As the foundations moved from input to output focus, so did their strategic framing, from grant-giving towards more targeted investment. Their scale of intervention broadened to become more sector and systems-level focused, working simultaneously at levels of start-up enterprise, market stimulation and policy intervention. By taking a “systems thinking approach” and investing more heavily in upfront research in order to investigate development issues in depth, foundations were able to determine which strengths they could most usefully deploy (e.g. reputation in the health sector), where to place capital to achieve greatest leverage and how to orchestrate more integrated interventions.
This approach has prompted a more specialised focus on fewer development issues. Because the “high engagement model” involves providing technical knowledge as well as management capacity to SPOs, the foundations realised they needed staff more specialised in the new areas of focus. The study shows that staff numbers often increased as a way to address new needs to support the SPOs’ management, technical and capacity building capability. In some instances, as with the Rockefeller Foundation and Lundin Foundation, new field offices were opened to allow foundation staff to be based closer to their SPOs. Culturally, the more “partnership-based” relationship with social enterprises plus the infusion of more business-oriented attitudes from the private sector into the foundations has fostered more entrepreneurial thinking, with an emphasis on innovation, results and returns.
All the foundations expressed the importance of achieving “impact” and believe the methods they use today achieve far more than short-term, ad hoc grant-making had done for their beneficiaries. Yet, due to the methods they use, working systemically with and through multiple actors, they acknowledge that evaluating impact is challenging, and making comparisons between old and new models even more so. The Emirates Foundation, for example, only has “input” data prior to adopting VP as a new model (i.e. data on the size and placements of grants). They now collect data on indicators such as number of hours of voluntary service or number of social inclusion placements on their financial literacy courses. Their aspiration is to put figures on the social and financial value of their activities, and they are building a baseline to do so. Impact measurement and evaluation of outcomes is a concern for all the case study foundations and for the sector at large. More resources are being invested to improve the assessment processes, yet this sometimes remains limited.
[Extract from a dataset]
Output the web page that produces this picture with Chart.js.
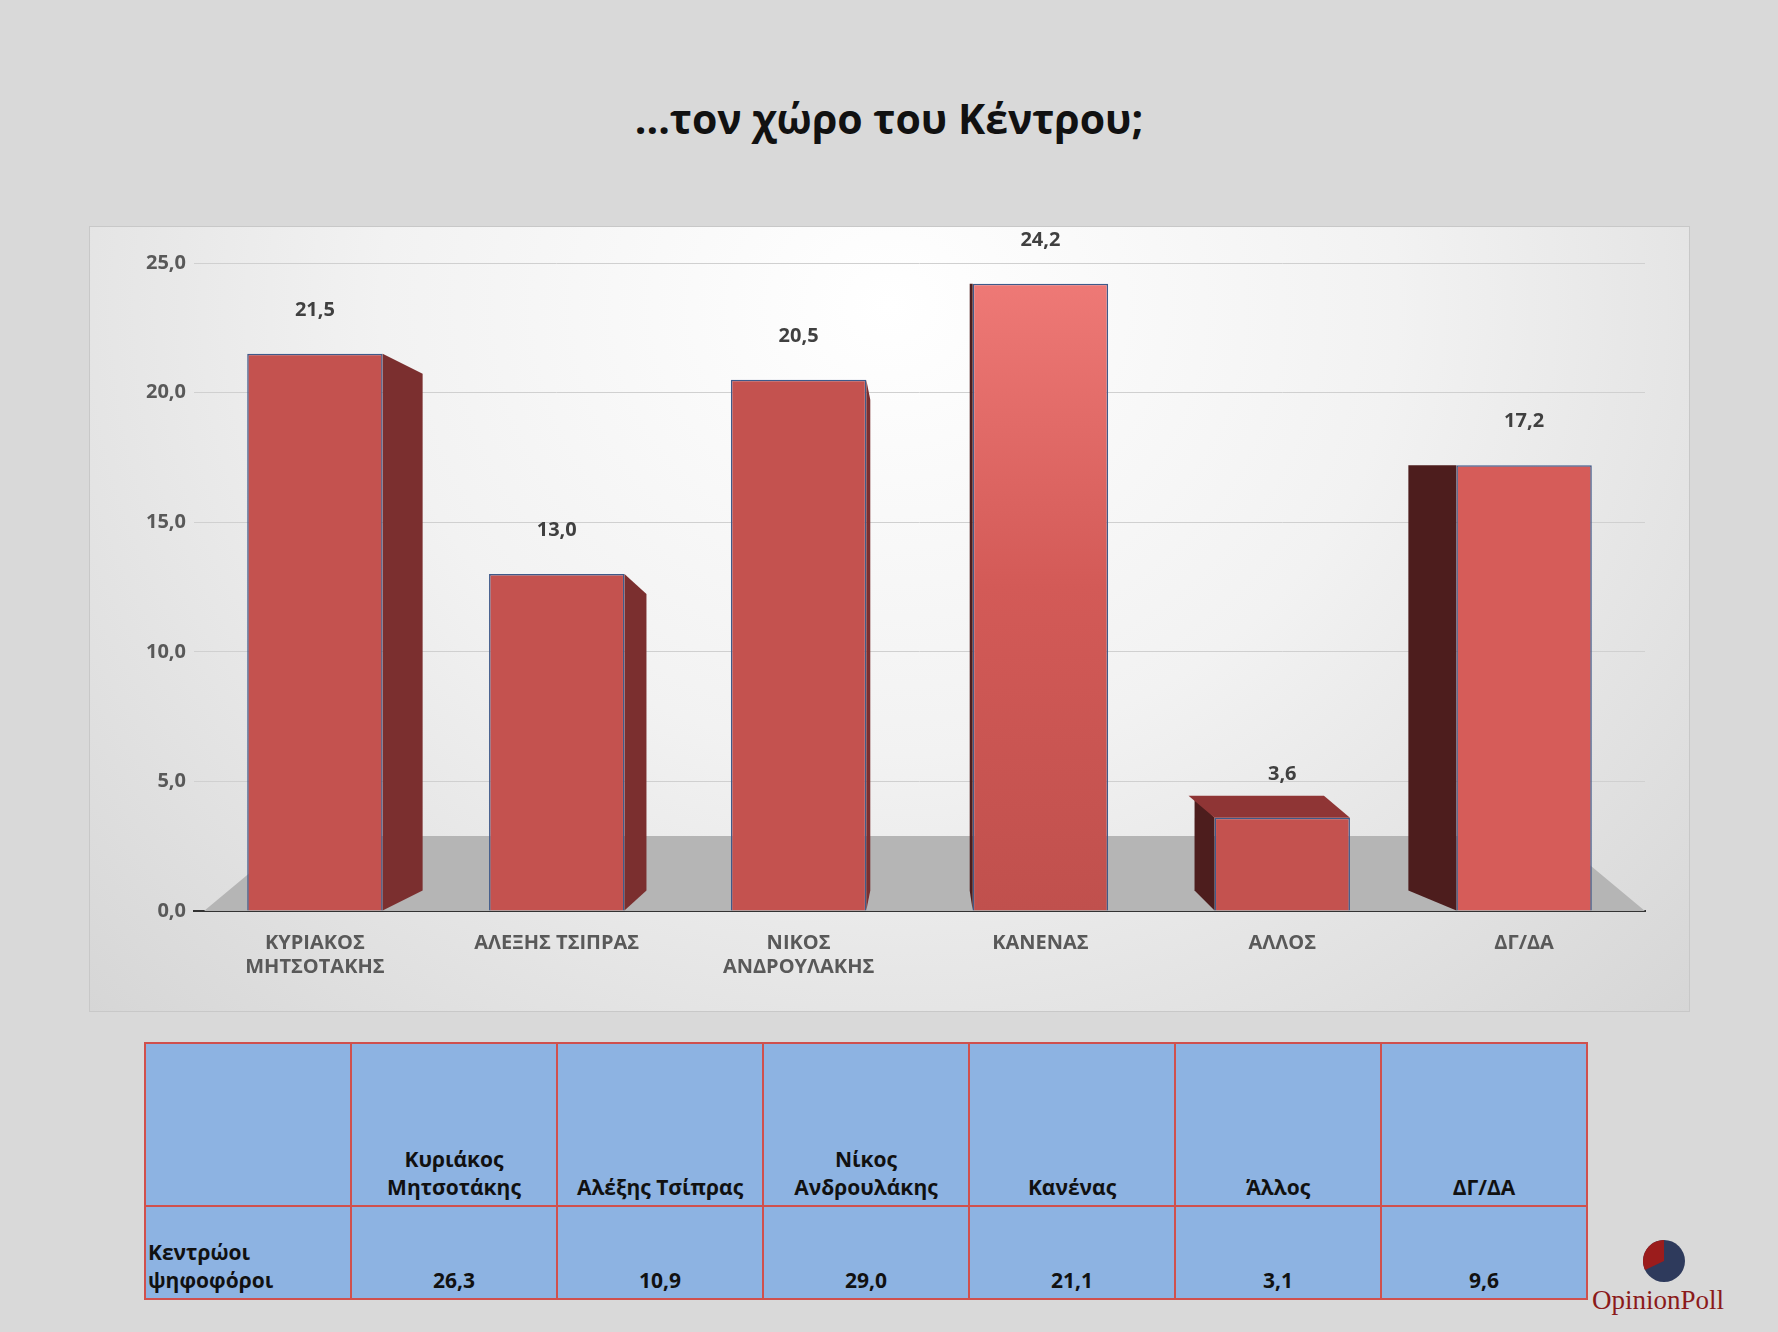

The central lesson from this study is that to achieve their potential, in scale and impact, foundations must be willing to let go of the old ‘’grantmaker/grantee’’ model where they held most of the power, and evolve towards a model in which they work more cohesively with partners (grantees and other stakeholders working on similar issues) across sectors and disciplines. This shift towards more openness and collaboration will require considerable change at the level of mindset and organisational culture in the foundation sector. But as the foundations here testify, the improvements in efficiency, results and therefore returns make the transformational work worthwhile.
1 ‘Venture Philanthropy in Development: Dynamics, challenges and lessons in the search for greater impact’. OECD Development Centre, February 2014.